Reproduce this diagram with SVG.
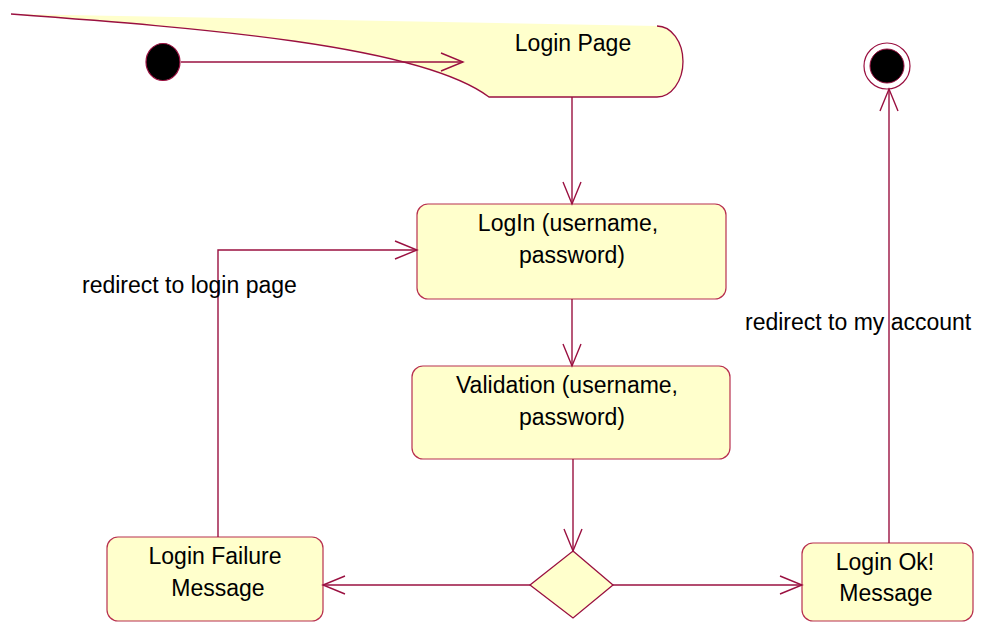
<svg xmlns="http://www.w3.org/2000/svg" width="983" height="623" viewBox="0 0 983 623">
  <defs>
    <style>
      .state { fill: #FFFFCC; stroke: #B8304F; stroke-width: 1.2; }
      .edge { fill: none; stroke: #9A1040; stroke-width: 1.4; }
      .label { font-family: "Liberation Sans", Arial, sans-serif; font-size: 23px; fill: #000; }
      .c { text-anchor: middle; }
    </style>
    <marker id="open" viewBox="-24 -11 26 22" refX="0" refY="0" markerWidth="26" markerHeight="22" markerUnits="userSpaceOnUse" orient="auto">
      <path d="M-22,-9 L0,0 L-22,9" fill="none" stroke="#9A1040" stroke-width="1.4"/>
    </marker>
  </defs>

  <rect width="983" height="623" fill="#FFFFFF"/>

  <!-- Start state -->
  <g id="start">
    <ellipse cx="163" cy="62" rx="17" ry="18.5" fill="#000" stroke="#9A1040" stroke-width="1.2"/>
  </g>

  <!-- Login Page (partially off the left edge) -->
  <g id="login-page">
    <path d="M11,14 C200,28 420,45 489,97 L657,97 A26,35.5 0 0 0 657,26 L11,14 Z" fill="#FFFFCC"/>
    <path d="M11,14 C200,28 420,45 489,97 L657,97 A26,35.5 0 0 0 657,26" fill="none" stroke="#9A1040" stroke-width="1.3"/>
    <text class="label c" x="573" y="51">Login Page</text>
  </g>

  <!-- LogIn action -->
  <g id="login">
    <rect class="state" x="417" y="204" width="309" height="95" rx="11"/>
    <text class="label c" x="568" y="231">LogIn (username,</text>
    <text class="label c" x="572" y="263">password)</text>
  </g>

  <!-- Validation action -->
  <g id="validation">
    <rect class="state" x="412" y="366" width="318" height="93" rx="11"/>
    <text class="label c" x="567" y="393">Validation (username,</text>
    <text class="label c" x="572" y="425">password)</text>
  </g>

  <!-- Decision -->
  <g id="decision">
    <polygon points="573,551 613,585 573,618 530,585" fill="#FFFFCC" stroke="#9A1040" stroke-width="1.3"/>
  </g>

  <!-- Login Failure Message -->
  <g id="failure">
    <rect class="state" x="107" y="537" width="216" height="84" rx="11"/>
    <text class="label c" x="215" y="564">Login Failure</text>
    <text class="label c" x="218" y="596">Message</text>
  </g>

  <!-- Login Ok! Message -->
  <g id="success">
    <rect class="state" x="802" y="543" width="171" height="78" rx="11"/>
    <text class="label c" x="885" y="570">Login Ok!</text>
    <text class="label c" x="886" y="601">Message</text>
  </g>

  <!-- Final state -->
  <g id="end">
    <circle cx="887" cy="66" r="23" fill="#FFFFFF" stroke="#9A1040" stroke-width="1.2"/>
    <circle cx="887" cy="66" r="17" fill="#000" stroke="#9A1040" stroke-width="1"/>
  </g>

  <!-- Transitions -->
  <g id="connectors">
    <path class="edge" d="M181,62 L463,62" marker-end="url(#open)"/>
    <path class="edge" d="M572,97 L572,204" marker-end="url(#open)"/>
    <path class="edge" d="M572,299 L572,366" marker-end="url(#open)"/>
    <path class="edge" d="M573,459 L573,551" marker-end="url(#open)"/>
    <path class="edge" d="M530,585 L323,585" marker-end="url(#open)"/>
    <path class="edge" d="M613,585 L802,585" marker-end="url(#open)"/>
    <path class="edge" d="M218,537 L218,250 L417,250" marker-end="url(#open)"/>
    <path class="edge" d="M889,543 L889,89" marker-end="url(#open)"/>
    <text class="label" x="82" y="293">redirect to login page</text>
    <text class="label" x="745" y="330">redirect to my account</text>
  </g>
</svg>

────────────────

Write out the listing word for word, omitting the pictures it holds.

* WRITTEN REPLY *
Reproduce this diagram with SVG.
<svg xmlns="http://www.w3.org/2000/svg" width="983" height="623" viewBox="0 0 983 623">
  <defs>
    <style>
      .state { fill: #FFFFCC; stroke: #B8304F; stroke-width: 1.2; }
      .edge { fill: none; stroke: #9A1040; stroke-width: 1.4; }
      .label { font-family: "Liberation Sans", Arial, sans-serif; font-size: 23px; fill: #000; }
      .c { text-anchor: middle; }
    </style>
    <marker id="open" viewBox="-24 -11 26 22" refX="0" refY="0" markerWidth="26" markerHeight="22" markerUnits="userSpaceOnUse" orient="auto">
      <path d="M-22,-9 L0,0 L-22,9" fill="none" stroke="#9A1040" stroke-width="1.4"/>
    </marker>
  </defs>

  <rect width="983" height="623" fill="#FFFFFF"/>

  <!-- Start state -->
  <g id="start">
    <ellipse cx="163" cy="62" rx="17" ry="18.5" fill="#000" stroke="#9A1040" stroke-width="1.2"/>
  </g>

  <!-- Login Page (partially off the left edge) -->
  <g id="login-page">
    <path d="M11,14 C200,28 420,45 489,97 L657,97 A26,35.5 0 0 0 657,26 L11,14 Z" fill="#FFFFCC"/>
    <path d="M11,14 C200,28 420,45 489,97 L657,97 A26,35.5 0 0 0 657,26" fill="none" stroke="#9A1040" stroke-width="1.3"/>
    <text class="label c" x="573" y="51">Login Page</text>
  </g>

  <!-- LogIn action -->
  <g id="login">
    <rect class="state" x="417" y="204" width="309" height="95" rx="11"/>
    <text class="label c" x="568" y="231">LogIn (username,</text>
    <text class="label c" x="572" y="263">password)</text>
  </g>

  <!-- Validation action -->
  <g id="validation">
    <rect class="state" x="412" y="366" width="318" height="93" rx="11"/>
    <text class="label c" x="567" y="393">Validation (username,</text>
    <text class="label c" x="572" y="425">password)</text>
  </g>

  <!-- Decision -->
  <g id="decision">
    <polygon points="573,551 613,585 573,618 530,585" fill="#FFFFCC" stroke="#9A1040" stroke-width="1.3"/>
  </g>

  <!-- Login Failure Message -->
  <g id="failure">
    <rect class="state" x="107" y="537" width="216" height="84" rx="11"/>
    <text class="label c" x="215" y="564">Login Failure</text>
    <text class="label c" x="218" y="596">Message</text>
  </g>

  <!-- Login Ok! Message -->
  <g id="success">
    <rect class="state" x="802" y="543" width="171" height="78" rx="11"/>
    <text class="label c" x="885" y="570">Login Ok!</text>
    <text class="label c" x="886" y="601">Message</text>
  </g>

  <!-- Final state -->
  <g id="end">
    <circle cx="887" cy="66" r="23" fill="#FFFFFF" stroke="#9A1040" stroke-width="1.2"/>
    <circle cx="887" cy="66" r="17" fill="#000" stroke="#9A1040" stroke-width="1"/>
  </g>

  <!-- Transitions -->
  <g id="connectors">
    <path class="edge" d="M181,62 L463,62" marker-end="url(#open)"/>
    <path class="edge" d="M572,97 L572,204" marker-end="url(#open)"/>
    <path class="edge" d="M572,299 L572,366" marker-end="url(#open)"/>
    <path class="edge" d="M573,459 L573,551" marker-end="url(#open)"/>
    <path class="edge" d="M530,585 L323,585" marker-end="url(#open)"/>
    <path class="edge" d="M613,585 L802,585" marker-end="url(#open)"/>
    <path class="edge" d="M218,537 L218,250 L417,250" marker-end="url(#open)"/>
    <path class="edge" d="M889,543 L889,89" marker-end="url(#open)"/>
    <text class="label" x="82" y="293">redirect to login page</text>
    <text class="label" x="745" y="330">redirect to my account</text>
  </g>
</svg>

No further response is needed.